## EXERCISE OBJECTIVE
Only the lines holding the string "this" are needed. Copy each one.

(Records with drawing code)
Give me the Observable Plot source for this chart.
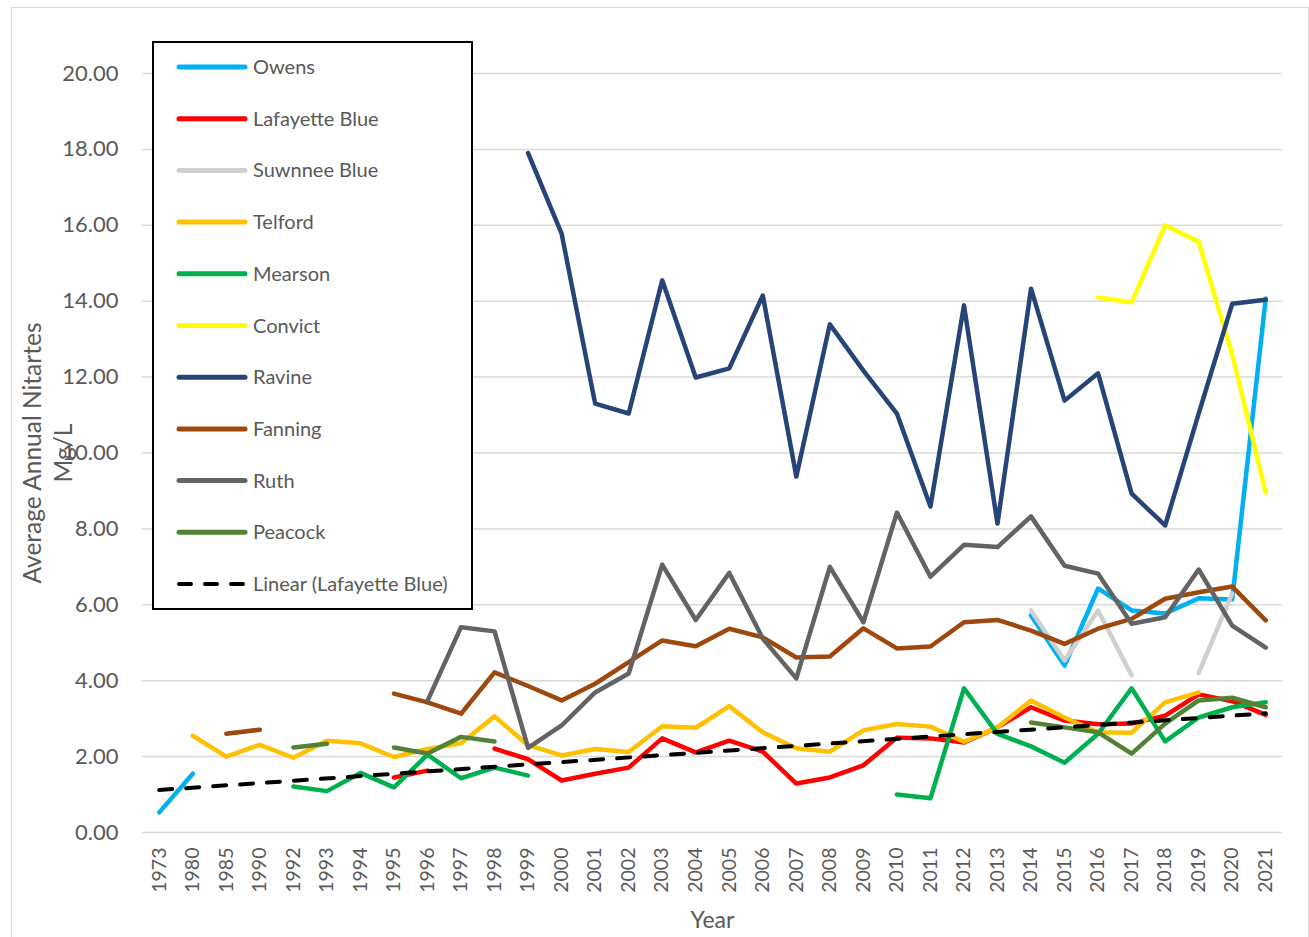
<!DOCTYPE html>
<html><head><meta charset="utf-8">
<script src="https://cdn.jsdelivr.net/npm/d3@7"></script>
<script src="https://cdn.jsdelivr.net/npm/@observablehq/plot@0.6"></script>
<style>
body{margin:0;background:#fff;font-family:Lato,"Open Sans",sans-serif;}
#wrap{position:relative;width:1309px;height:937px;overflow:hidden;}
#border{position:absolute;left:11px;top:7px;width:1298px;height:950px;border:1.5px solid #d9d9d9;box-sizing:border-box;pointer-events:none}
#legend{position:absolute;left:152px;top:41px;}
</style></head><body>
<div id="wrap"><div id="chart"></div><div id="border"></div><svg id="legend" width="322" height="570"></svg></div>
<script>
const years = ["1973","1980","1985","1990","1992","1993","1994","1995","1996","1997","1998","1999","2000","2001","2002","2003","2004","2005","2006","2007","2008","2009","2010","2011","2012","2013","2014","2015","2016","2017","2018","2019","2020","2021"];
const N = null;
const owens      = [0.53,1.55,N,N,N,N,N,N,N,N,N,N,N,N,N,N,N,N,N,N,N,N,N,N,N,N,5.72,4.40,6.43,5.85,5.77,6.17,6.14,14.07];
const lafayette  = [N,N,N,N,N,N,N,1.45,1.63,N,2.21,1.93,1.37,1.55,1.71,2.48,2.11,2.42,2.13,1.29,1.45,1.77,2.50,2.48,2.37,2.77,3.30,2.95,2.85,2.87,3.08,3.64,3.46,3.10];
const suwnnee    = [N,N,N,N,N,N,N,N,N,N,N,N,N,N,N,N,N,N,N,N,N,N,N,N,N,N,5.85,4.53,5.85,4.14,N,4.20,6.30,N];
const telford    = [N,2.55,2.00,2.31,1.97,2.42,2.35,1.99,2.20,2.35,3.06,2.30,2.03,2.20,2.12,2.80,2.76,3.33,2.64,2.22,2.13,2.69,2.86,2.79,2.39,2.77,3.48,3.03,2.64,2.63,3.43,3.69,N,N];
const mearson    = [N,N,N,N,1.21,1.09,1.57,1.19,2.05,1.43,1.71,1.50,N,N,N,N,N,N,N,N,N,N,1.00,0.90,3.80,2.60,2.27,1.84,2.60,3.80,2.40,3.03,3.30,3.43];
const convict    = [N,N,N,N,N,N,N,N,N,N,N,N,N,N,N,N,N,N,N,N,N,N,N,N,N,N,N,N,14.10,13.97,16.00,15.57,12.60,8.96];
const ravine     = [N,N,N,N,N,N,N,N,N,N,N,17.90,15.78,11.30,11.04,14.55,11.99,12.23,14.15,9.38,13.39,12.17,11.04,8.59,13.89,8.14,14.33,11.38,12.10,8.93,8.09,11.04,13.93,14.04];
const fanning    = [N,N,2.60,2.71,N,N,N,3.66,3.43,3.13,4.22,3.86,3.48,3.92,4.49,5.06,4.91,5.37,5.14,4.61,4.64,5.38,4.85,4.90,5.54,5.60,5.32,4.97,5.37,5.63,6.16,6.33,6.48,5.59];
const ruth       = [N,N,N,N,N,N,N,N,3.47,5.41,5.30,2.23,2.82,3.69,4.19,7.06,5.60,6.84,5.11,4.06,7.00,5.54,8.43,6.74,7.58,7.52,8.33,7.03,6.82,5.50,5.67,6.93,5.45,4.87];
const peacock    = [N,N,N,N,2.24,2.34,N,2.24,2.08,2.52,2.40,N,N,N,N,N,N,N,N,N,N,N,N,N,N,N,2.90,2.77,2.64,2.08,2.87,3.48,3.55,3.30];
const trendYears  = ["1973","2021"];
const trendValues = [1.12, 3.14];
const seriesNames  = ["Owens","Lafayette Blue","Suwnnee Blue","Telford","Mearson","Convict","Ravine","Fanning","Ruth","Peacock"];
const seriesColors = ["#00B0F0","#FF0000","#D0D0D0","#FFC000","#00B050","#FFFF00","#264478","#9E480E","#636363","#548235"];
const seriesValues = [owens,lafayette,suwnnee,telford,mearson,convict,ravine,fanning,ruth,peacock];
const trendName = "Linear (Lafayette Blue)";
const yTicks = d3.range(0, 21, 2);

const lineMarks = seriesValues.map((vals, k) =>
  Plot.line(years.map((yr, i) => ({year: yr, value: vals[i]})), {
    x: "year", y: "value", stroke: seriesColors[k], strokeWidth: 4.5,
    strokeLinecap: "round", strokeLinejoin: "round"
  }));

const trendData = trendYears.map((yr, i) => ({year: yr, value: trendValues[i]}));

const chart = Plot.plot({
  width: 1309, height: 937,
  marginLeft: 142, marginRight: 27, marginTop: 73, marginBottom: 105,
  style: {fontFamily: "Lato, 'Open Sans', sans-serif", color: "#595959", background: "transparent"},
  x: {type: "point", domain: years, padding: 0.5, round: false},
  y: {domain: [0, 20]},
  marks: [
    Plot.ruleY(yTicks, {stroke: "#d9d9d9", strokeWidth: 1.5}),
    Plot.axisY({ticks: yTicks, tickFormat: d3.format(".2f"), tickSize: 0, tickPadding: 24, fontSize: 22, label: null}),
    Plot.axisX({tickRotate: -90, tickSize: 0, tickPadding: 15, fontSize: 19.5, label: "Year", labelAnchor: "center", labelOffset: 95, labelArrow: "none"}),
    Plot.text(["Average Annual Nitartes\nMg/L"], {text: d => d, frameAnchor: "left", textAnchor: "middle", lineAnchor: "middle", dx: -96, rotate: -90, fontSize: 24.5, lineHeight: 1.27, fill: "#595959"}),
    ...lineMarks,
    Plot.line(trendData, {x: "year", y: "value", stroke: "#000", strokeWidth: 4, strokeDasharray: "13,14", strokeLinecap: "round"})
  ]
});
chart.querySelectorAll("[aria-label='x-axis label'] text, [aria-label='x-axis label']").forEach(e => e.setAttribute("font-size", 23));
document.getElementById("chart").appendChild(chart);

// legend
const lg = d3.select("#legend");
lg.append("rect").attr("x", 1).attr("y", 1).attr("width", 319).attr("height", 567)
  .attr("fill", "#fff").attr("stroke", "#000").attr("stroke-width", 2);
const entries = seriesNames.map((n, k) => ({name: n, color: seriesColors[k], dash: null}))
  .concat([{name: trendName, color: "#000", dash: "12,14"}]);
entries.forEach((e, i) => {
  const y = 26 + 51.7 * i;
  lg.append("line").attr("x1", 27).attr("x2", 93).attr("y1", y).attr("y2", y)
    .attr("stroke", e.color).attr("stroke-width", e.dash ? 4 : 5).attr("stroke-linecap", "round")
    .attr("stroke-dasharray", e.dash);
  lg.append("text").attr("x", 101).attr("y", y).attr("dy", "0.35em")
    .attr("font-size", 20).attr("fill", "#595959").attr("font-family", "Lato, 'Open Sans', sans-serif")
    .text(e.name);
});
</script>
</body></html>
--
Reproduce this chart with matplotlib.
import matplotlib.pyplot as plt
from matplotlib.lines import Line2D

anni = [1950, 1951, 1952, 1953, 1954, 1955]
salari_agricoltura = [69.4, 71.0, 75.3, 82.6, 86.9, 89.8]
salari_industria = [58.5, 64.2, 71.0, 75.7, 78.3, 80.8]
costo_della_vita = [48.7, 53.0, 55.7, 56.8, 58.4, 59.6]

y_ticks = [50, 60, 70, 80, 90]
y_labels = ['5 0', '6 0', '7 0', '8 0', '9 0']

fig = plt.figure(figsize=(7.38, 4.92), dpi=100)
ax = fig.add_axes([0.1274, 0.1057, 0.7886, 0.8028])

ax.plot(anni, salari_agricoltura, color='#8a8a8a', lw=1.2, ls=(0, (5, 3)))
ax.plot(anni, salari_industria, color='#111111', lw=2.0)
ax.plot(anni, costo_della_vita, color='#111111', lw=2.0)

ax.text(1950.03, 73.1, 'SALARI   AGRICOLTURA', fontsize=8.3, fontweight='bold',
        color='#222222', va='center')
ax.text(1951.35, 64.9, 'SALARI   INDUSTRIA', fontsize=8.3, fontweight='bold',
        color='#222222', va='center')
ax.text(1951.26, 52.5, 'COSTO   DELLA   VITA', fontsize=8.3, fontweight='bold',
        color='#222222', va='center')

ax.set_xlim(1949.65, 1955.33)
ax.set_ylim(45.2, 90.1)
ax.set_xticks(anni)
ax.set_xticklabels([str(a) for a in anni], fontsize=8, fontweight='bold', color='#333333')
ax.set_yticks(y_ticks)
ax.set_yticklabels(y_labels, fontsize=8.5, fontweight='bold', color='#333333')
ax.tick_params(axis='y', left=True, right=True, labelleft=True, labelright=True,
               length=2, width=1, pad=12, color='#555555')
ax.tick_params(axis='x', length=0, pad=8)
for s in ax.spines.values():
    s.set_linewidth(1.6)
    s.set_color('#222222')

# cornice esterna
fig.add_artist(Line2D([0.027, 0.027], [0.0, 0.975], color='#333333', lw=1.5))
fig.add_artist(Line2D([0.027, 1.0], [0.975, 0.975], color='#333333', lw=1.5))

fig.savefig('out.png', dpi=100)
--
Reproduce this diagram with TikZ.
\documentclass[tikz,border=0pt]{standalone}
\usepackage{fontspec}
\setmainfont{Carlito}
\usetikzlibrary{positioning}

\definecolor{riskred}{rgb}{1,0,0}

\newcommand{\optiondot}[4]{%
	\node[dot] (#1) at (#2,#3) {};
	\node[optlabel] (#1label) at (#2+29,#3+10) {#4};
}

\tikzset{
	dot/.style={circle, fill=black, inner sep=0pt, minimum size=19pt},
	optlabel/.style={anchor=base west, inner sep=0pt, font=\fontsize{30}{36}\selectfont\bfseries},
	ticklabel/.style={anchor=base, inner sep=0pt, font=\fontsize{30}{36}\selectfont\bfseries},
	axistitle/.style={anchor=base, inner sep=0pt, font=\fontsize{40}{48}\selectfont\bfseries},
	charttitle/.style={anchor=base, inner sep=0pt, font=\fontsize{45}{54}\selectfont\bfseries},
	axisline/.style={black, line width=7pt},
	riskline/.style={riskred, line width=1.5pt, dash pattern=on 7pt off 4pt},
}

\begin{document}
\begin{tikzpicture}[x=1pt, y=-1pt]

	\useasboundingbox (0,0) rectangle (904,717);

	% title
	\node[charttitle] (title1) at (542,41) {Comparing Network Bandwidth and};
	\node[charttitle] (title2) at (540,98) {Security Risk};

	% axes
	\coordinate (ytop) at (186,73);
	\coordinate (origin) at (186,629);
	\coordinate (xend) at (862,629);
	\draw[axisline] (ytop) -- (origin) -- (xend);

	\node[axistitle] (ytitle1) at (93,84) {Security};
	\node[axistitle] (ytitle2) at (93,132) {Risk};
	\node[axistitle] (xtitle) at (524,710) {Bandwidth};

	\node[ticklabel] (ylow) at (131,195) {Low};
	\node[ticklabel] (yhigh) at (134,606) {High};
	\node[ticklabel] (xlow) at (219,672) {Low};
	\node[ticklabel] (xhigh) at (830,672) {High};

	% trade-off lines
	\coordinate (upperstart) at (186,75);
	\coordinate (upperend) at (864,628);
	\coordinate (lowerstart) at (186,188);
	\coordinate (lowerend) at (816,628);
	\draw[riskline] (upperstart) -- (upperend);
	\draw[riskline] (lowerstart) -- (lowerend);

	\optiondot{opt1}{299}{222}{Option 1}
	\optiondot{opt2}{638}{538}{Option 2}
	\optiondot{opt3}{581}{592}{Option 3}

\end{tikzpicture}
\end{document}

## TASK OUTPUT
Give me the Observable Plot source for this chart.
Reproduce this chart with matplotlib.
Reproduce this diagram with TikZ.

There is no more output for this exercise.